Many of us have had these types of experiences, and we know how it feels. And while we don’t understand how people can sink to these networking depths, we rarely look closely at our own networking etiquette and ask ourselves, “how am I doing?”

With the firm belief that you want to do it right, here are some basic networking mistakes that should be avoided at all costs unless you want to be considered a pariah in the networking world:

Networking meetings and events are not for selling.
Selling is an intricate dance during which you gain trust and rapport and earn the right to present your product or service to someone that is potentially interested in your offer. People attend networking events and they have their own agenda and it definitely doesn’t include “listen to a sales pitch” at the top of the list. A networking event offers an opportunity to shake hands, start the conversation, exchange some basic facts and pleasantries, and then it is time to move on with the mutual understanding that you will chat again for a more in-depth exploration if, in fact, there is mutual interest, want or need.

Follow-up is the key.
I really can’t say it more explicitly than this: if you’re not going to be attentive to your follow-ups and touch point management you shouldn’t waste your time networking in the first place. Networking is one step in the sales process. Rarely, if ever, is the deal signed as a result of one chance encounter at a networking event. Follow-up is required! And remember that although not everyone can be your client, networking also presents you with many amazing referral sources. Take the time to find out what gold may lurk in that pile of cards you collected.

Don’t be rude.
Just because you don’t perceive that the person with whom you are speaking is your next best contact doesn’t mean that you should be abrupt or rude. There are simple ways to disengage from conversations without being impolite. For instance:

• It’s been good chatting with you but I need to make a very important call. Will you excuse me?

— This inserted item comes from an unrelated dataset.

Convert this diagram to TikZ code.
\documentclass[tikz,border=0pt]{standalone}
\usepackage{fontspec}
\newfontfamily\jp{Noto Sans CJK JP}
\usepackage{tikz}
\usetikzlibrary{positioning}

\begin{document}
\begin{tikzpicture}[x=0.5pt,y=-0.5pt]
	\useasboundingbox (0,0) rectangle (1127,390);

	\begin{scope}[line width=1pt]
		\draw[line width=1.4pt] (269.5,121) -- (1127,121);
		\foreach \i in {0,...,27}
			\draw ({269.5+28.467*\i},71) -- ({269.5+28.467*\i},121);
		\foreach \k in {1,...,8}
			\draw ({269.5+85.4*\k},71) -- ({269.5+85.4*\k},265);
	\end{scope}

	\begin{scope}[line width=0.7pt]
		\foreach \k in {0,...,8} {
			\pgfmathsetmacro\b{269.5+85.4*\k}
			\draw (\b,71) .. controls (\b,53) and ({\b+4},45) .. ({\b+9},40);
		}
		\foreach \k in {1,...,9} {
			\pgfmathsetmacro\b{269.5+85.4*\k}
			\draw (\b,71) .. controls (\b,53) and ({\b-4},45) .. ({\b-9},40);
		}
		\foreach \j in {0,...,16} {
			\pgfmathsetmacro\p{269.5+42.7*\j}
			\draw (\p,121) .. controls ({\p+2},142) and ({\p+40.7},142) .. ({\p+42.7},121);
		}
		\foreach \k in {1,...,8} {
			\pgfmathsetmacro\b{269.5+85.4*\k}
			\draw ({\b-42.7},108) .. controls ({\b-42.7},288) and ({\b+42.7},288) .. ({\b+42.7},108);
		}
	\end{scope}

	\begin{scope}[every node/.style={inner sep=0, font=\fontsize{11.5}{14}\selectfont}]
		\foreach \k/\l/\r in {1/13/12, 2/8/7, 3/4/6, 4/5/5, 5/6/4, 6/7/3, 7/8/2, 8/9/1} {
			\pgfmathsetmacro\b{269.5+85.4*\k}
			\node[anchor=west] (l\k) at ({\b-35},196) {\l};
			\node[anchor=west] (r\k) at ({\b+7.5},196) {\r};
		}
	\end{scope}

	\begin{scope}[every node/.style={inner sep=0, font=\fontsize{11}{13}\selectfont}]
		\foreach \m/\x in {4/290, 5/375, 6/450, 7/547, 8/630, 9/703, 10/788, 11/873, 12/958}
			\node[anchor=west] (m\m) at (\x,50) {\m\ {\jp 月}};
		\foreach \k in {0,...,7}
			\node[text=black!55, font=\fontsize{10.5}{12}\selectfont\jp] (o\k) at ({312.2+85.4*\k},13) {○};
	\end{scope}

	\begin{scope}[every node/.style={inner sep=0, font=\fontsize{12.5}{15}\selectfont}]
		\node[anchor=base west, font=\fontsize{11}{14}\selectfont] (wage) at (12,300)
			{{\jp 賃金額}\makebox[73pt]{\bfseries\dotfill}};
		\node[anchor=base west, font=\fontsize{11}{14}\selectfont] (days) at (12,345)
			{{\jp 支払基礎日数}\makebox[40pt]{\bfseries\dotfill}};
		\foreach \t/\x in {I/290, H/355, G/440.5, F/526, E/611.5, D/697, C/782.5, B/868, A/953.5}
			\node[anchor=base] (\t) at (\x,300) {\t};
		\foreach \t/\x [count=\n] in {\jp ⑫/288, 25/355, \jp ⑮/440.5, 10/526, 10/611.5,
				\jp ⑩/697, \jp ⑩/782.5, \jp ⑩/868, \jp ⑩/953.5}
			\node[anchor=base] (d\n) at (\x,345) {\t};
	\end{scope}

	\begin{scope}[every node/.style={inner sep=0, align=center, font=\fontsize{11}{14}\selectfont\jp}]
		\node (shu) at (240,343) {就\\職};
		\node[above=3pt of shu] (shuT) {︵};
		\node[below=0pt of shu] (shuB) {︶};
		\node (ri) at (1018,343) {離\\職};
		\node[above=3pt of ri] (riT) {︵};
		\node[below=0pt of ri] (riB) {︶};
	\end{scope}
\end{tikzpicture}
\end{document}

• Great chatting and I know you don’t want me to monopolize your time at such a crowded event. Thanks for letting me know about your business.

• I’m going to get a drink (food). Thanks for chatting with me.

• I make it a rule to meet at least 10 people at every networking event I attend. What about you?

The point is to be polite and to not make the other person feel as if they are not worthy of your time and conversation. Be sensitive to your tone of voice and manner so that you don’t leave them thinking you’re a networking a_ _>

Quantify just how much time you spend networking. For most of us it equates to many hours per week and with that being the case you certainly want to do it well. Take steps to establish a good reputation and reap the rewards of this powerful business development tool.